Now essentially why have catalogs? Well, it gives you Flexibility in managing, identifying, and organizing photos and media files. Now at this particular juncture, you may be thinking that's still kind of abstract, and what I want to do is try and make this concept a little bit more concrete, by way of a comparison. Let's just pretend for a moment that you sell bikes and let's say that you have a handful of bikes that you need to sell. In order to organize and access these bikes, you could use a tool like the Adobe Bridge, and the Adobe Bridge works really well when you have a smaller volume of things.
But let's say that all of a sudden business is booming. I mean you have so many bikes you can't keep track of them. You have a whole warehouse full of bikes. What are you going to do in situations like this? In these particular situations, Lightroom really comes to save the day and what Lightroom does is it analyzes everything, and it thinks, and it processes, and then it churns out a file that we can call a catalog, and essentially it's like a normal catalog and what this does is it organizes everything. It creates a little bit of order in midst the chaos.
And this particular catalog file here, it contains information about something else, about something tangible like a photograph. In other words, you could flip to page 22 and page 22 would tell you, yes, I have 10 bikes that are blue, five that are red in these particular sizes. So that if someone came to you and needed to buy a bike, rather than having to wander around the warehouse of all of these hard drives digging in different folders and different places, you have this guide, which organizes all that you have and it gives you the ability again to access these files really efficiently.

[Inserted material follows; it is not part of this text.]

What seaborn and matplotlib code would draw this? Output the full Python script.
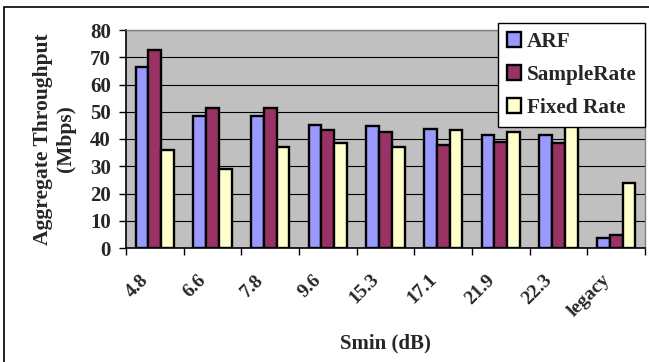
import numpy as np
import pandas as pd
import matplotlib
matplotlib.use('Agg')
import matplotlib.pyplot as plt
from matplotlib.patches import Rectangle
from matplotlib.ticker import FixedLocator
from matplotlib.transforms import ScaledTranslation
import seaborn as sns

# values
smin_labels = ['4.8', '6.6', '7.8', '9.6', '15.3', '17.1', '21.9', '22.3', 'legacy']
arf = [66.5, 48.5, 48.5, 45.0, 44.8, 43.6, 41.5, 41.5, 3.7]
samplerate = [72.6, 51.3, 51.3, 43.3, 42.4, 37.8, 38.8, 38.5, 4.9]
fixed_rate = [35.8, 28.9, 37.2, 38.7, 37.0, 43.2, 42.6, 46.0, 23.7]
methods = ['ARF', 'SampleRate', 'Fixed Rate']
colors = ['#9999FF', '#993366', '#FFFFCC']

rows = []
for name, vals in zip(methods, [arf, samplerate, fixed_rate]):
    for lbl, v in zip(smin_labels, vals):
        rows.append({'Smin': lbl, 'method': name, 'throughput': v})
df = pd.DataFrame(rows)

sns.set_style('white')
plt.rcParams['font.family'] = ['Liberation Serif', 'DejaVu Serif']
plt.rcParams['font.weight'] = 'bold'

fig = plt.figure(figsize=(6.49, 3.62), dpi=100)
ax = fig.add_axes([126 / 649, 114 / 362, 519 / 649, 218 / 362])
ax.set_facecolor('#C0C0C0')
ax.set_axisbelow(True)
ax.yaxis.grid(True, color='black', linewidth=0.8)

sns.barplot(data=df, x='Smin', y='throughput', hue='method', order=smin_labels,
            hue_order=methods, palette=colors, width=0.66, edgecolor='black',
            linewidth=1.7, saturation=1, ax=ax, zorder=2)

ax.set_xlim(-0.5, len(smin_labels) - 0.5)
ax.set_ylim(0, 80)
ax.set_yticks(np.arange(0, 81, 10))
ax.tick_params(axis='y', direction='out', length=5, width=1, color='black',
               labelsize=15, pad=6, left=True)

# category ticks between groups, labels at group centres
ax.xaxis.set_minor_locator(FixedLocator(np.arange(-0.5, len(smin_labels), 1.0)))
ax.tick_params(axis='x', which='minor', direction='out', length=5, width=1,
               color='black', bottom=True)
ax.tick_params(axis='x', which='major', length=0, pad=21, labelsize=14)
shift = ScaledTranslation(-9 / 100, 0, fig.dpi_scale_trans)
for t in ax.get_xticklabels():
    t.set_rotation(45)
    t.set_ha('right')
    t.set_va('center')
    t.set_rotation_mode('anchor')
    t.set_fontweight('bold')
    t.set_transform(t.get_transform() + shift)
for t in ax.get_yticklabels():
    t.set_fontweight('bold')

for s in ['left', 'bottom']:
    ax.spines[s].set_color('black')
    ax.spines[s].set_linewidth(1.2)
for s in ['top', 'right']:
    ax.spines[s].set_color('#808080')
    ax.spines[s].set_linewidth(1)

ax.set_xlabel('Smin (dB)', fontsize=15, fontweight='bold', labelpad=10)
ax.set_ylabel('Aggregate Throughput\n(Mbps)', fontsize=15.5, fontweight='bold',
              labelpad=10, linespacing=1.2)

leg = ax.legend(loc='upper right', bbox_to_anchor=(1.0, 1.03), borderaxespad=0,
                frameon=True, fancybox=False, framealpha=1, edgecolor='black',
                prop={'size': 15.3, 'weight': 'bold'}, handlelength=0.7,
                handleheight=0.7, handletextpad=0.25, labelspacing=0.62,
                borderpad=0.4)
leg.get_frame().set_linewidth(1)
leg.set_zorder(5)
for h in leg.legend_handles:
    h.set_edgecolor('black')
    h.set_linewidth(1.7)

# outer frame of the figure
fig.add_artist(Rectangle((4 / 649, -0.05), 1.0, 1.05 - 7 / 362,
                         transform=fig.transFigure, fill=False,
                         edgecolor='black', linewidth=1.2))

fig.savefig('out.png', dpi=100)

Now the catalog isn't just about efficiency, although that's really important. In other words, you can quickly see previews, you can quickly process files, you can quickly add metadata. Yes, all of those things are important, but it's not efficiency for efficiency's sake, rather it's a tool which helps us to be more efficient so that ultimately we can be more creative. All right. Well in summary, what is a catalog conceptually? Well, in Lightroom we have a Catalog file, also a Preview file, but let's just say conceptually this Catalog file and in that file, we have file name and information.
We have metadata that's descriptive like the file dimensions, the file type, when it was captured. We also have additive metadata, things that we've added like ratings or labels or flags, and we also have the all important preview so that we don't always have to re-render the preview. In other words, let's step back for a moment. Let's say that all of a sudden you lost this catalog and a client came in and said, "hey, I want to buy a bike." You would say, okay, well let's go wander around the warehouse, and it'll be really tricky and what you would have to do then is go in the warehouse and recreate the catalog every time you went back there, because it would be constantly changing.
You would constantly lose this document. Well, in Lightroom, you don't ever lose that document. It stays with you, and there is a way that it's built-in to back that up. So there's a certainty that you can always have access and that you can always easily process and work on your photographs. So why have a catalog? Well, not only does it help you to become more effective and efficient, ultimately it helps you create more compelling photographs.